**Request:**
Transcribe the full listing exactly, and drop every picture.

**Material provided:**
------------------------------------------------

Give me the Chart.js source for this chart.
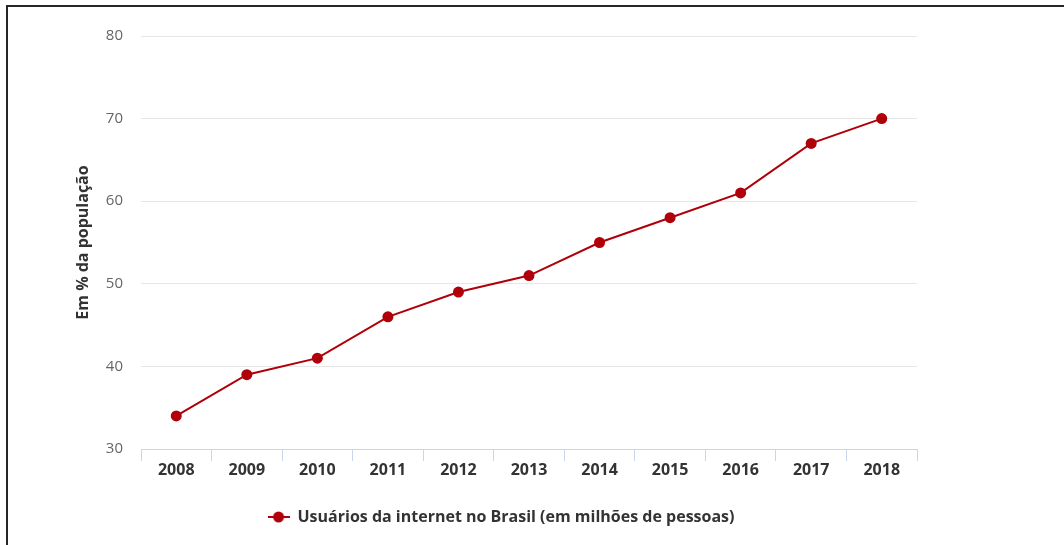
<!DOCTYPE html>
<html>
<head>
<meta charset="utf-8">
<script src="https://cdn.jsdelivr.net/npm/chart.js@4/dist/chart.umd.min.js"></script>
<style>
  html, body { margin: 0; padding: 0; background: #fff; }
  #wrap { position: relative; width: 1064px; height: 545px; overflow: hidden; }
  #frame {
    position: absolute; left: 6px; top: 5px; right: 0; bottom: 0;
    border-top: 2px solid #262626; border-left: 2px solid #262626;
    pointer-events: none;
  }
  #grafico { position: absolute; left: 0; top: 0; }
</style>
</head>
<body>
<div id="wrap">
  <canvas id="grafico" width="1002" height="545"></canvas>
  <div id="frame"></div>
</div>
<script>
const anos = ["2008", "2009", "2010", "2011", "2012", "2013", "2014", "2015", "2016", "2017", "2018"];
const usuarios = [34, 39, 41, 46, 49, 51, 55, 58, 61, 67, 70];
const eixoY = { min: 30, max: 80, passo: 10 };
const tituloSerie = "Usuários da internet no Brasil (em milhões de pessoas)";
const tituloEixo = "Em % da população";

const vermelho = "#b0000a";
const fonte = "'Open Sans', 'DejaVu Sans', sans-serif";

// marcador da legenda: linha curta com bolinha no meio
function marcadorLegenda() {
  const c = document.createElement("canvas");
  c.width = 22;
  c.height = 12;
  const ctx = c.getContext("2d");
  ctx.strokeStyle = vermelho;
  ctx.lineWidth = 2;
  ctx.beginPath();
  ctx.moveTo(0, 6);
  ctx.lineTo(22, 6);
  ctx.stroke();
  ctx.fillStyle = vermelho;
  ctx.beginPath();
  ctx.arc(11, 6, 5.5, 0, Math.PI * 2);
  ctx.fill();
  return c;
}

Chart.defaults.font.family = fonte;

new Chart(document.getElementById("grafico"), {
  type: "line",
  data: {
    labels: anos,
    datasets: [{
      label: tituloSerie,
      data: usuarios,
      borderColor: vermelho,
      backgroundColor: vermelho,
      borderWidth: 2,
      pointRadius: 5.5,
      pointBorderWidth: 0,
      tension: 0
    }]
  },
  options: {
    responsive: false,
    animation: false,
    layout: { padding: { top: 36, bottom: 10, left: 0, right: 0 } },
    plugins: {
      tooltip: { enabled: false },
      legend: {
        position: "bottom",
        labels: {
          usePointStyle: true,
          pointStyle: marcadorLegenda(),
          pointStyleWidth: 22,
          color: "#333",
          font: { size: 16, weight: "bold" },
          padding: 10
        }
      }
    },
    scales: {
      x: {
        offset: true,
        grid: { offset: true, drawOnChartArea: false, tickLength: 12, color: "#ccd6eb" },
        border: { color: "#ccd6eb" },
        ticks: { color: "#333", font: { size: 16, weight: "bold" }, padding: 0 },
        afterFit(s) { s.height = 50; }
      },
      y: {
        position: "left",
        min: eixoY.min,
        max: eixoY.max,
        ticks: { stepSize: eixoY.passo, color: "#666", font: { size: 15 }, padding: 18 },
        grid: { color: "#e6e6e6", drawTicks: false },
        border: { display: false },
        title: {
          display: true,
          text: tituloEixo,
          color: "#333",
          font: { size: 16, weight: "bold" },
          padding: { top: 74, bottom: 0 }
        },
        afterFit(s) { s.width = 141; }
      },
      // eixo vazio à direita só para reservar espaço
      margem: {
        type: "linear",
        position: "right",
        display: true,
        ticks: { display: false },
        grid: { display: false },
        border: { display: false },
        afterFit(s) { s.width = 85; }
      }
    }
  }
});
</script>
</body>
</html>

------------------------------------------------

**Correct answer:**
Give me the Chart.js source for this chart.
<!DOCTYPE html>
<html>
<head>
<meta charset="utf-8">
<script src="https://cdn.jsdelivr.net/npm/chart.js@4/dist/chart.umd.min.js"></script>
<style>
  html, body { margin: 0; padding: 0; background: #fff; }
  #wrap { position: relative; width: 1064px; height: 545px; overflow: hidden; }
  #frame {
    position: absolute; left: 6px; top: 5px; right: 0; bottom: 0;
    border-top: 2px solid #262626; border-left: 2px solid #262626;
    pointer-events: none;
  }
  #grafico { position: absolute; left: 0; top: 0; }
</style>
</head>
<body>
<div id="wrap">
  <canvas id="grafico" width="1002" height="545"></canvas>
  <div id="frame"></div>
</div>
<script>
const anos = ["2008", "2009", "2010", "2011", "2012", "2013", "2014", "2015", "2016", "2017", "2018"];
const usuarios = [34, 39, 41, 46, 49, 51, 55, 58, 61, 67, 70];
const eixoY = { min: 30, max: 80, passo: 10 };
const tituloSerie = "Usuários da internet no Brasil (em milhões de pessoas)";
const tituloEixo = "Em % da população";

const vermelho = "#b0000a";
const fonte = "'Open Sans', 'DejaVu Sans', sans-serif";

// marcador da legenda: linha curta com bolinha no meio
function marcadorLegenda() {
  const c = document.createElement("canvas");
  c.width = 22;
  c.height = 12;
  const ctx = c.getContext("2d");
  ctx.strokeStyle = vermelho;
  ctx.lineWidth = 2;
  ctx.beginPath();
  ctx.moveTo(0, 6);
  ctx.lineTo(22, 6);
  ctx.stroke();
  ctx.fillStyle = vermelho;
  ctx.beginPath();
  ctx.arc(11, 6, 5.5, 0, Math.PI * 2);
  ctx.fill();
  return c;
}

Chart.defaults.font.family = fonte;

new Chart(document.getElementById("grafico"), {
  type: "line",
  data: {
    labels: anos,
    datasets: [{
      label: tituloSerie,
      data: usuarios,
      borderColor: vermelho,
      backgroundColor: vermelho,
      borderWidth: 2,
      pointRadius: 5.5,
      pointBorderWidth: 0,
      tension: 0
    }]
  },
  options: {
    responsive: false,
    animation: false,
    layout: { padding: { top: 36, bottom: 10, left: 0, right: 0 } },
    plugins: {
      tooltip: { enabled: false },
      legend: {
        position: "bottom",
        labels: {
          usePointStyle: true,
          pointStyle: marcadorLegenda(),
          pointStyleWidth: 22,
          color: "#333",
          font: { size: 16, weight: "bold" },
          padding: 10
        }
      }
    },
    scales: {
      x: {
        offset: true,
        grid: { offset: true, drawOnChartArea: false, tickLength: 12, color: "#ccd6eb" },
        border: { color: "#ccd6eb" },
        ticks: { color: "#333", font: { size: 16, weight: "bold" }, padding: 0 },
        afterFit(s) { s.height = 50; }
      },
      y: {
        position: "left",
        min: eixoY.min,
        max: eixoY.max,
        ticks: { stepSize: eixoY.passo, color: "#666", font: { size: 15 }, padding: 18 },
        grid: { color: "#e6e6e6", drawTicks: false },
        border: { display: false },
        title: {
          display: true,
          text: tituloEixo,
          color: "#333",
          font: { size: 16, weight: "bold" },
          padding: { top: 74, bottom: 0 }
        },
        afterFit(s) { s.width = 141; }
      },
      // eixo vazio à direita só para reservar espaço
      margem: {
        type: "linear",
        position: "right",
        display: true,
        ticks: { display: false },
        grid: { display: false },
        border: { display: false },
        afterFit(s) { s.width = 85; }
      }
    }
  }
});
</script>
</body>
</html>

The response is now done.